Question

If a, b, c are three non-zero vector such that no two of them are collinear and $\left( {a \times b} \right) \times c = \dfrac{1}{3}\left| b \right|\left| c \right|\overrightarrow a $ . Find $\sin \theta $ if $\theta $ Is angle between $\left( {b \times c} \right)$.

Answer 1

Hint:
We can expand the LHS of the given relation using the property of vector triple product \[a \times \left( {b \times c} \right) = b\left( {a.c} \right) - c\left( {a.b} \right)\]. Then we can find the dot product using the relation \[a.b = \left| a \right|\left| b \right|\cos \theta \]. Then we can equate the coefficients of the vectors. By solving we get the value of \[\cos \theta \]. Then we can find the value of $\sin \theta $ using the relation ${\sin ^2}\theta = 1 - {\cos ^2}\theta $.

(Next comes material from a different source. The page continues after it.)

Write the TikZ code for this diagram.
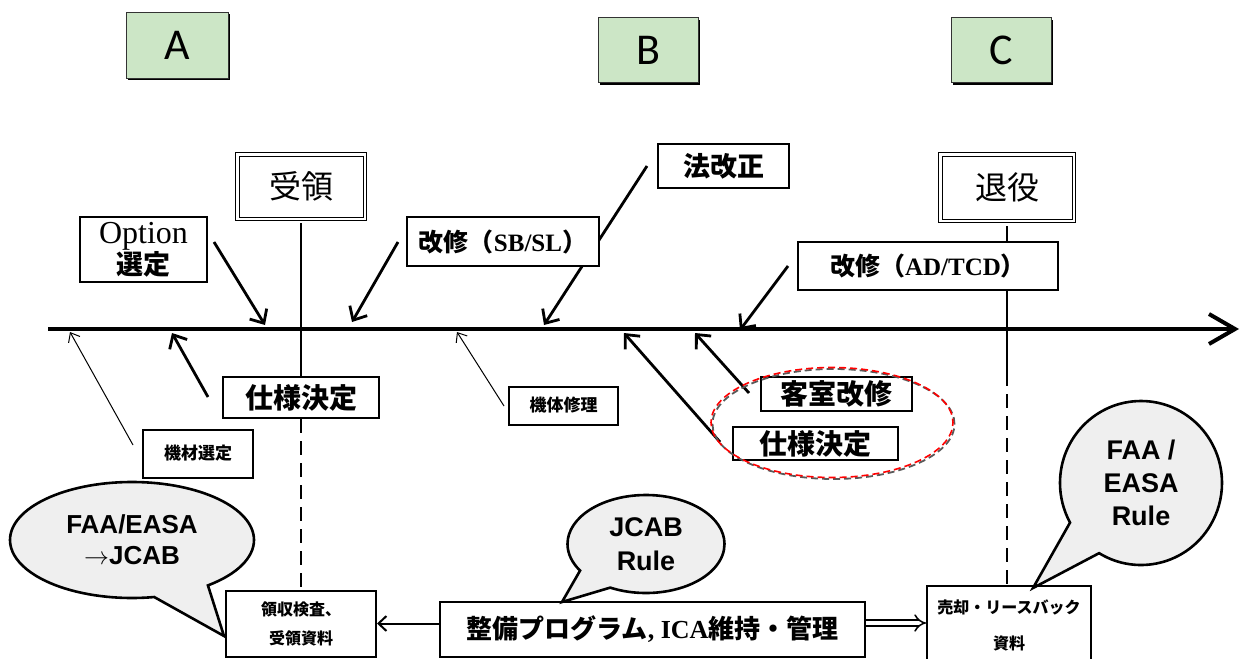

Complete step by step solution:
We have the vector triple product of 3 vectors \[\vec a\] , \[\vec b\] and \[\vec c\] where no two of them are collinear given as,
 $\left( {a \times b} \right) \times c = \dfrac{1}{3}\left| b \right|\left| c \right|\overrightarrow a $
By property of cross product of vectors, \[\vec a \times \vec b = - \vec b \times \vec a\], on applying this, we get,
 $ \Rightarrow - c \times \left( {a \times b} \right) = \dfrac{1}{3}\left| b \right|\left| c \right|\overrightarrow a $
We know that the vector triple product is defined as \[a \times \left( {b \times c} \right) = b\left( {a.c} \right) - c\left( {a.b} \right)\] . On expanding the above equation, we get,
  \[ \Rightarrow - \left( {c.b} \right)\vec a + \left( {c.a} \right)\vec b = \dfrac{1}{3}\left| b \right|\left| c \right|\overrightarrow a \]
As no two vectors are collinear, the coefficient of \[\vec b\] will be zero.
 \[ \Rightarrow - \left( {c.b} \right)\vec a = \dfrac{1}{3}\left| b \right|\left| c \right|\overrightarrow a \]
We know that dot product is given by, \[a.b = \left| a \right|\left| b \right|\cos \theta \] , where $\theta $ is the angle between the vectors.
 \[ \Rightarrow - \left( {\left| b \right|\left| c \right|\cos \theta } \right)\vec a = \dfrac{1}{3}\left| b \right|\left| c \right|\overrightarrow a \]
On equating the coefficient, we get,
 \[ \Rightarrow - \left| b \right|\left| c \right|\cos \theta = \dfrac{1}{3}\left| b \right|\left| c \right|\]
On further simplification, we get,
 \[ \Rightarrow \cos \theta = - \dfrac{1}{3}\]
We need to find the sin of the angle. We know that ${\sin ^2}\theta = 1 - {\cos ^2}\theta $ . On substituting the value, we get,
 $ \Rightarrow {\sin ^2}\theta = 1 - {\left( { - \dfrac{1}{3}} \right)^2}$
On simplification we get,
 $ \Rightarrow {\sin ^2}\theta = 1 - \dfrac{1}{9}$
On taking LCM we get,
 $ \Rightarrow {\sin ^2}\theta = \dfrac{{9 - 1}}{9}$
On further simplification we get,
 $ \Rightarrow {\sin ^2}\theta = \dfrac{8}{9}$
On taking the square root, we get,
 \[ \Rightarrow \sin \theta = \pm \sqrt {\dfrac{8}{9}} \]
 \[ \Rightarrow \sin \theta = \pm \dfrac{{2\sqrt 2 }}{3}\]

Note:
Vector triple product of 3 vectors is defined as the cross product of one vector with the cross product of the other two vectors. Vector triple products will always give a vector. For the vector triple product \[a \times \left( {b \times c} \right)\] , the resultant vector will be coplanar with b and c and will be perpendicular to a. We can write the vector product as the linear combinations of vectors b and c using the relation \[a \times \left( {b \times c} \right) = b\left( {a.c} \right) - c\left( {a.b} \right)\] . While taking the square root, we must take both positive and negative values as the quadrant is not mentioned.